- PROBLEM:
Do not repeat pictures. Repeat exactly the lines of the listing below from its first line through the line with "fig.patch.set_facecolor('white')".

- DATA EXTRACT:
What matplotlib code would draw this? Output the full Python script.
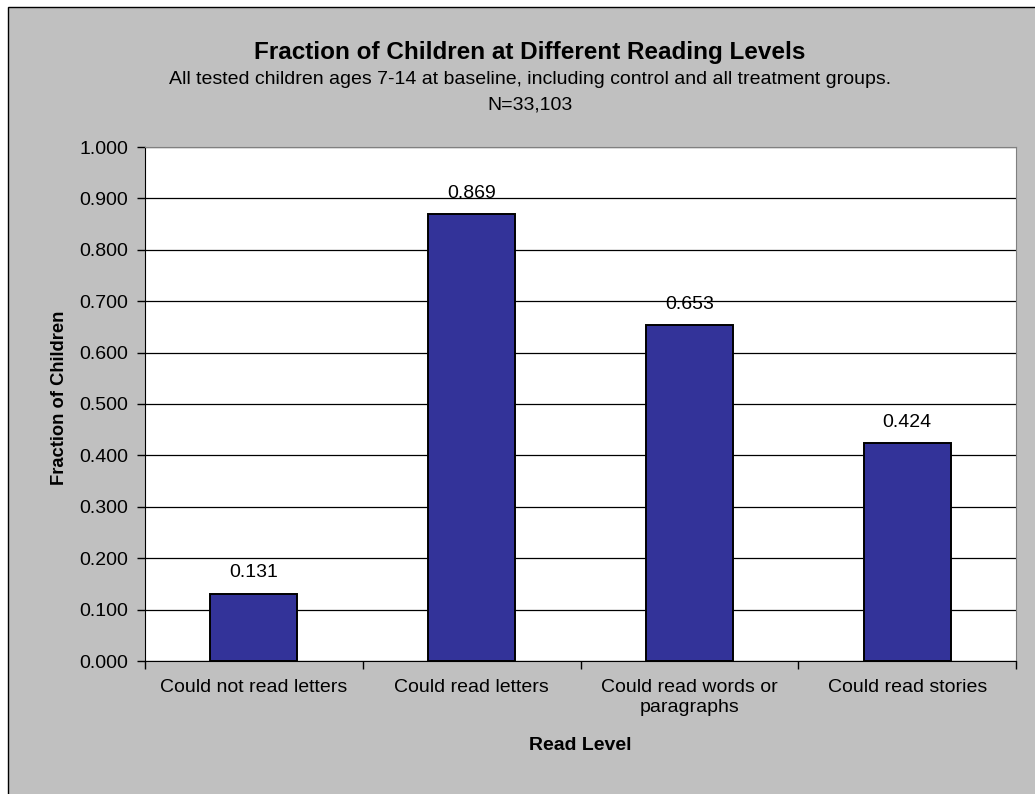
import numpy as np
import matplotlib
matplotlib.use('Agg')
import matplotlib.pyplot as plt
from matplotlib.patches import Rectangle

plt.rcParams['font.family'] = ['Liberation Sans', 'DejaVu Sans']

categories = ['Could not read letters', 'Could read letters',
              'Could read words or\nparagraphs', 'Could read stories']
fractions = [0.131, 0.869, 0.653, 0.424]
yticks = [0.0, 0.1, 0.2, 0.3, 0.4, 0.5, 0.6, 0.7, 0.8, 0.9, 1.0]

fig = plt.figure(figsize=(10.35, 7.94), dpi=100)
fig.patch.set_facecolor('white')

# grey chart area with black frame
fig.patches.append(Rectangle((8/1035., -0.01), 1.0, 1 - 7/794. + 0.01,
                             transform=fig.transFigure, facecolor='#c0c0c0',
                             edgecolor='black', linewidth=1.0, zorder=-10))

ax = fig.add_axes([145/1035., 1 - 661/794., (1016 - 145)/1035., (661 - 147)/794.])
ax.set_facecolor('white')

x = np.arange(len(categories))
ax.bar(x, fractions, width=0.4, color='#333399', edgecolor='black',
       linewidth=1.4, zorder=3)

for xi, v in zip(x, fractions):
    ax.annotate('%.3f' % v, (xi, v), xytext=(0, 15), textcoords='offset points',
                ha='center', va='center', fontsize=14)

ax.set_xlim(-0.5, len(categories) - 0.5)
ax.set_ylim(0, 1.0)
ax.set_yticks(yticks)
ax.set_yticklabels(['%.3f' % t for t in yticks], fontsize=14)
ax.yaxis.grid(True, color='black', linewidth=0.9)
ax.set_axisbelow(True)

ax.set_xticks(np.arange(-0.5, len(categories), 1.0))
ax.set_xticklabels([])
ax.set_xticks(x, minor=True)
ax.set_xticklabels(categories, minor=True, fontsize=14)
ax.tick_params(axis='x', which='minor', length=0, pad=13)
ax.tick_params(axis='x', which='major', length=6, direction='out', width=1)
ax.tick_params(axis='y', length=6, direction='out', width=1, pad=6)

ax.spines['top'].set_color('#808080')
ax.spines['right'].set_color('#808080')
ax.spines['left'].set_color('black')
ax.spines['bottom'].set_color('black')

ax.set_xlabel('Read Level', fontweight='bold', fontsize=14, va='center')
ax.xaxis.set_label_coords(0.5, (661 - 746) / 514.)
ax.set_ylabel('Fraction of Children', fontweight='bold', fontsize=13.2, va='center')
ax.yaxis.set_label_coords((60 - 145) / 871., (661 - 398) / 514.)

fig.text(530/1035., 1 - 52/794., 'Fraction of Children at Different Reading Levels',
         ha='center', va='center', fontsize=17.5, fontweight='bold')
fig.text(530/1035., 1 - 80/794., 'All tested children ages 7-14 at baseline, including control and all treatment groups.',
         ha='center', va='center', fontsize=14)
fig.text(530/1035., 1 - 105/794., 'N=33,103', ha='center', va='center', fontsize=14)

plt.savefig('out.png', dpi=100, facecolor=fig.get_facecolor())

- PROBLEM SOLUTION:
What matplotlib code would draw this? Output the full Python script.
import numpy as np
import matplotlib
matplotlib.use('Agg')
import matplotlib.pyplot as plt
from matplotlib.patches import Rectangle

plt.rcParams['font.family'] = ['Liberation Sans', 'DejaVu Sans']

categories = ['Could not read letters', 'Could read letters',
              'Could read words or\nparagraphs', 'Could read stories']
fractions = [0.131, 0.869, 0.653, 0.424]
yticks = [0.0, 0.1, 0.2, 0.3, 0.4, 0.5, 0.6, 0.7, 0.8, 0.9, 1.0]

fig = plt.figure(figsize=(10.35, 7.94), dpi=100)
fig.patch.set_facecolor('white')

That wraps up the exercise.